Apple’s high-yield savings account for its Apple Card was launched this April, and four months down the line, it has already made a name for itself. In an official statement, the Cupertino-headquartered tech titan announced that the savings account – offered by Goldman Sachs, its partner – has reached over $10 billion in customer deposits.

In fact, it seems that 97% of Savings customers prefer to have their Apple Card Daily Cash automatically deposited into their high-yield Savings account, which allows users of the Apple Card to grow their Daily Cash rewards and earn an annual percentage yield (APY) of 4.15%, which is more than 10 times the national average. Users can also deposit additional funds into their Savings account through a linked bank account, or from their Apple Cash balance.

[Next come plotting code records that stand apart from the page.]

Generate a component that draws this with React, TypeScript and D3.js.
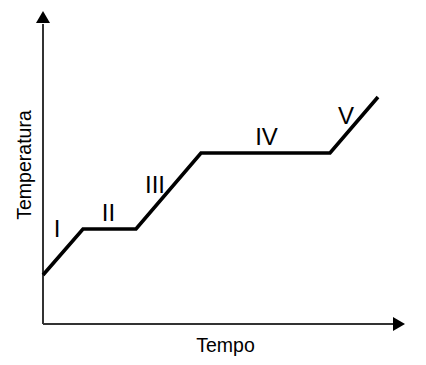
import React from "react";
import * as d3 from "d3";

const times = [0, 40, 93, 158, 287, 335];
const temps = [49, 95, 95, 171, 171, 227];
const phaseLabels = ["I", "II", "III", "IV", "V"];
const labelTimes = [14, 65.5, 112, 223.5, 303];
const labelTemps = [87, 103, 131, 179, 200];
const xTitle = "Tempo";
const yTitle = "Temperatura";

export default function App() {
  const W = 426, H = 365;
  const x = d3.scaleLinear().domain([0, 362]).range([43, 405]);
  const y = d3.scaleLinear().domain([0, 312]).range([324, 12]);
  const pts: [number, number][] = times.map((t, i) => [t, temps[i]]);
  const line = d3.line<[number, number]>().x(d => x(d[0])).y(d => y(d[1]));
  const ox = x(0), oy = y(0);
  const font = "Liberation Sans, Arial, Helvetica, sans-serif";
  return (
    <svg width={W} height={H} style={{ position: "absolute", left: 0, top: 0, background: "#fff" }}>
      {/* axes */}
      <line x1={ox} y1={oy} x2={x(352)} y2={oy} stroke="#333" strokeWidth={2} />
      <line x1={ox} y1={oy} x2={ox} y2={y(300)} stroke="#333" strokeWidth={2} />
      <path d={`M${x(362)},${oy} L${x(350)},${oy - 7} L${x(350)},${oy + 7} Z`} fill="#000" />
      <path d={`M${ox},${y(313)} L${ox - 7},${y(301)} L${ox + 7},${y(301)} Z`} fill="#000" />
      <path d={line(pts) || ""} fill="none" stroke="#000" strokeWidth={3.6} strokeLinejoin="miter" />
      {phaseLabels.map((l, i) => (
        <text key={l} x={x(labelTimes[i])} y={y(labelTemps[i])} textAnchor="middle"
          fontFamily={font} fontSize={24} fill="#000">{l}</text>
      ))}
      <text x={225.5} y={351.5} textAnchor="middle" fontFamily={font} fontSize={19.5} fill="#000">{xTitle}</text>
      <text transform="translate(31,165) rotate(-90)" textAnchor="middle" fontFamily={font} fontSize={19.5} fill="#000">{yTitle}</text>
    </svg>
  );
}
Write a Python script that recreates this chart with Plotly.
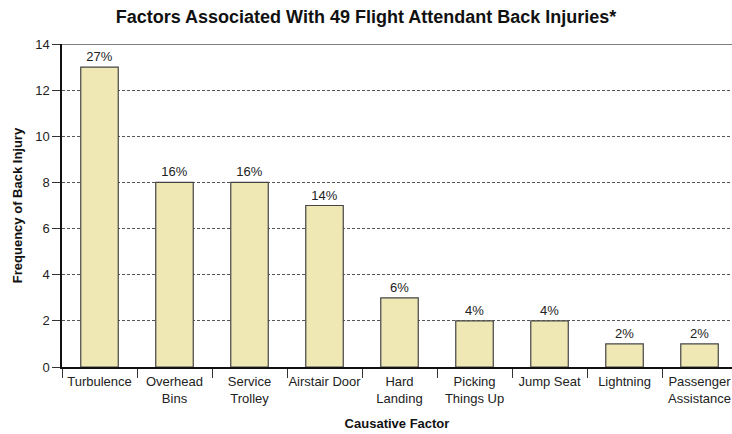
import plotly.graph_objects as go

# Causative factors and back-injury counts (49 cases total)
factors = ["Turbulence", "Overhead<br>Bins", "Service<br>Trolley", "Airstair Door",
           "Hard<br>Landing", "Picking<br>Things Up", "Jump Seat", "Lightning",
           "Passenger<br>Assistance"]
counts = [13, 8, 8, 7, 3, 2, 2, 1, 1]
pct_labels = ["27%", "16%", "16%", "14%", "6%", "4%", "4%", "2%", "2%"]
y_ticks = [0, 2, 4, 6, 8, 10, 12, 14]

FONT = "Liberation Sans, Arial, sans-serif"

fig = go.Figure(
    go.Bar(
        x=factors,
        y=counts,
        text=pct_labels,
        textposition="outside",
        textfont=dict(size=13, color="#222222", family=FONT),
        cliponaxis=False,
        marker=dict(color="#F0E8B4", line=dict(color="#444444", width=1.2)),
        width=0.5,
    )
)

# solid frame line along the top of the value axis
fig.add_shape(type="line", xref="paper", yref="y", x0=0, x1=1, y0=14, y1=14,
              line=dict(color="#555555", width=1.5))

fig.update_layout(
    width=732,
    height=434,
    margin=dict(l=62, r=0, t=44, b=67),
    plot_bgcolor="white",
    paper_bgcolor="white",
    showlegend=False,
    font=dict(family=FONT, size=13, color="#222222"),
    title=dict(
        text="<b>Factors Associated With 49 Flight Attendant Back Injuries*</b>",
        x=0.5, xanchor="center", y=0.962, yanchor="middle",
        font=dict(size=18, color="#111111", family=FONT),
    ),
    xaxis=dict(
        range=[-0.5, 8.433],
        automargin=False,
        tickangle=0,
        showline=True, linecolor="#111111", linewidth=1.5,
        ticks="outside", tickson="boundaries", ticklen=9, tickcolor="#333333",
        ticklabelstandoff=2,
        showgrid=False,
        tickfont=dict(size=13, color="#222222"),
        title=dict(text="<b>Causative Factor</b>", font=dict(size=13, color="#111111"), standoff=14),
    ),
    yaxis=dict(
        range=[0, 14],
        automargin=False,
        tickvals=y_ticks,
        showline=True, linecolor="#111111", linewidth=1.5,
        ticks="outside", ticklen=8, tickcolor="#333333",
        showgrid=True, gridcolor="#555555", griddash="3px,2px", gridwidth=1,
        zeroline=False,
        tickfont=dict(size=13, color="#222222"),
        title=dict(text="<b>Frequency of Back Injury</b>", font=dict(size=13, color="#111111"), standoff=10),
    ),
)

fig.write_html("out.html")
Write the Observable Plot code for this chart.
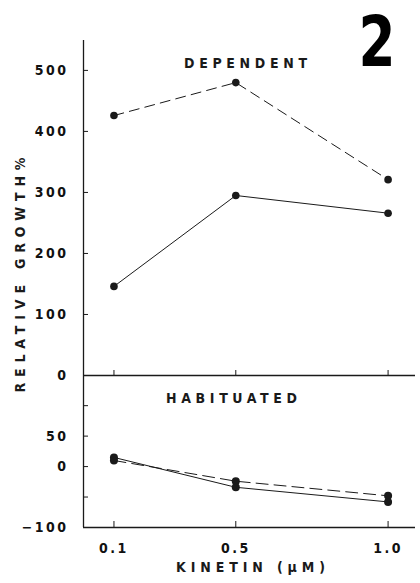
<!DOCTYPE html>
<html>
<head>
<meta charset="utf-8">
<script src="https://cdn.jsdelivr.net/npm/d3@7"></script>
<script src="https://cdn.jsdelivr.net/npm/@observablehq/plot@0.6"></script>
<style>
  html, body { margin: 0; padding: 0; background: #fff; }
  #chart { position: relative; width: 420px; height: 583px; overflow: hidden; }
  #top, #bottom { position: absolute; left: 0; }
  #top { top: 0; }
  #bottom { top: 370px; }
</style>
</head>
<body>
<div id="chart"><div id="top"></div><div id="bottom"></div></div>
<script>
// Kinetin concentration (µM)
const kinetin = [0.1, 0.5, 1.0];
const kinetinLabels = ["0.1", "0.5", "1.0"];

// DEPENDENT panel (relative growth %)
const dependentDashed = [426, 480, 321];
const dependentSolid = [146, 295, 266];

// HABITUATED panel (relative growth %)
const habituatedDashed = [10, -24, -48];
const habituatedSolid = [15, -34, -58];

// Tick values / labels
const topTicks = [500, 400, 300, 200, 100, 0];
const topTickLabels = ["500", "400", "300", "200", "100", "0"];
const bottomTicks = [100, 50, 0, -50, -100];
const bottomTickLabels = ["", "50", "0", "", "\u2212100"];

const panelTitles = ["DEPENDENT", "HABITUATED"];
const yLabel = "RELATIVE GROWTH%";
const xLabel = "KINETIN (\u03BCM)";
const figureNumber = "2";

const rows = (ys) => kinetin.map((k, i) => ({k, v: ys[i]}));

const FONT = '"Liberation Sans Narrow", "DejaVu Sans Condensed", "Roboto Condensed", "Arial Narrow", Roboto, sans-serif';
const baseStyle = {fontFamily: FONT, fontSize: "14px", fontWeight: "bold", letterSpacing: "2.5px", background: "transparent", overflow: "visible", color: "#111"};
const xDomain = [0, 1.09];
const INK = "#1a1a1a";

const topPlot = Plot.plot({
  width: 420, height: 380,
  marginLeft: 83, marginRight: 5, marginTop: 40, marginBottom: 5,
  style: baseStyle,
  x: {domain: xDomain},
  y: {domain: [0, 549]},
  marks: [
    Plot.ruleX([0], {stroke: INK, strokeWidth: 1.3}),
    Plot.ruleY([0], {stroke: INK, strokeWidth: 1.3}),
    Plot.axisY({ticks: topTicks, tickSize: -5, tickPadding: 20, label: null, stroke: INK,
      tickFormat: d => topTickLabels[topTicks.indexOf(d)]}),
    Plot.axisX({anchor: "bottom", ticks: kinetin, tickSize: -5, label: null, stroke: INK, tickFormat: () => ""}),
    Plot.line(rows(dependentDashed), {x: "k", y: "v", stroke: INK, strokeWidth: 1, strokeDasharray: "10,6"}),
    Plot.line(rows(dependentSolid), {x: "k", y: "v", stroke: INK, strokeWidth: 1}),
    Plot.dot(rows(dependentDashed), {x: "k", y: "v", r: 3.8, fill: INK, stroke: "none"}),
    Plot.dot(rows(dependentSolid), {x: "k", y: "v", r: 3.8, fill: INK, stroke: "none"}),
    Plot.text([panelTitles[0]], {text: d => d, frameAnchor: "top", lineAnchor: "middle", dx: -4, dy: 23, fontSize: 14, fill: INK}),
    Plot.text([figureNumber], {text: d => d, frameAnchor: "top-right", lineAnchor: "middle", textAnchor: "end", dx: -20, dy: 3, fontSize: 70, fontWeight: 900, fill: "#000"}),
    Plot.text([yLabel], {text: d => d, frameAnchor: "left", lineAnchor: "middle", textAnchor: "middle", rotate: -90, dx: -63, dy: 67, fontSize: 14, fill: INK})
  ]
});

const bottomPlot = Plot.plot({
  width: 420, height: 213,
  marginLeft: 83, marginRight: 5, marginTop: 5, marginBottom: 56,
  style: baseStyle,
  x: {domain: xDomain},
  y: {domain: [-100, 149.5]},
  marks: [
    Plot.ruleX([0], {stroke: INK, strokeWidth: 1.3}),
    Plot.ruleY([-100], {stroke: INK, strokeWidth: 1.5}),
    Plot.axisY({ticks: bottomTicks, tickSize: -5, tickPadding: 20, label: null, stroke: INK,
      tickFormat: d => bottomTickLabels[bottomTicks.indexOf(d)]}),
    Plot.axisX({anchor: "bottom", ticks: kinetin, tickSize: -6, tickPadding: 22, label: null, stroke: INK,
      tickFormat: d => kinetinLabels[kinetin.indexOf(d)]}),
    Plot.line(rows(habituatedDashed), {x: "k", y: "v", stroke: INK, strokeWidth: 1, strokeDasharray: "12,6"}),
    Plot.line(rows(habituatedSolid), {x: "k", y: "v", stroke: INK, strokeWidth: 1}),
    Plot.dot(rows(habituatedDashed), {x: "k", y: "v", r: 4, fill: INK, stroke: "none"}),
    Plot.dot(rows(habituatedSolid), {x: "k", y: "v", r: 4, fill: INK, stroke: "none"}),
    Plot.text([panelTitles[1]], {text: d => d, frameAnchor: "top", lineAnchor: "middle", dx: -18, dy: 23, fontSize: 14, fill: INK}),
    Plot.text([xLabel], {text: d => d, frameAnchor: "bottom", lineAnchor: "middle", dx: 1, dy: 40, fontSize: 14, fill: INK})
  ]
});

document.getElementById("top").appendChild(topPlot);
document.getElementById("bottom").appendChild(bottomPlot);

// Stretch spaced-out lettering to the reference's widths
const fitText = {};
fitText[panelTitles[0]] = [123, "spacing"];
fitText[panelTitles[1]] = [131, "spacing"];
fitText[yLabel] = [235, "spacing"];
fitText[xLabel] = [149, "spacing"];
fitText[figureNumber] = [37, "spacingAndGlyphs"];
for (const svg of [topPlot, bottomPlot]) {
  d3.select(svg).selectAll("text").each(function() {
    const f = fitText[this.textContent];
    if (f) {
      d3.select(this).style("letter-spacing", "0px").attr("textLength", f[0]).attr("lengthAdjust", f[1]);
    }
  });
}
</script>
</body>
</html>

“We are very pleased with the success of the Savings account as we continue to deliver seamless, valuable products to Apple Card customers, with a shared focus on creating a best-in-class customer experience that helps consumers lead healthier financial lives,” said Liz Martin, Goldman Sachs’ head of Enterprise Partnerships, in a statement. Goldman Sachs is in charge of managing the savings accounts, which can be set up and managed directly from Apple Card in Wallet.

“With each of the financial products we’ve introduced, we’ve sought to reinvent the category with our users’ financial health in mind. That was our goal with the launch of Apple Card four years ago, and it remained our guiding principle with the launch of Savings,” Jennifer Bailey, Apple’s VP of Apple Pay and Apple Wallet, commented on the matter. “With no fees, no minimum deposits, and no minimum balance requirements, Savings provides an easy way for users to save money every day, and we’re thrilled to see the excellent reception from customers both new and existing.”

For those who need a reminder, the iPhone maker launched the savings account for its Apple Card users in the US in a bid to firmly entrench itself in the fintech industry, as well as add to its financial services offerings. The account itself was introduced after Apple teased it in October, although the company, at that time, was unable to share what interest rate would be paid out on these accounts due to the fluctuating nature of rates. In response to Apple’s newest fintech offering, US-based lenders had little choice but to offer higher rates on customer deposits to ensure that clients did not move their funds to other high-yield alternatives.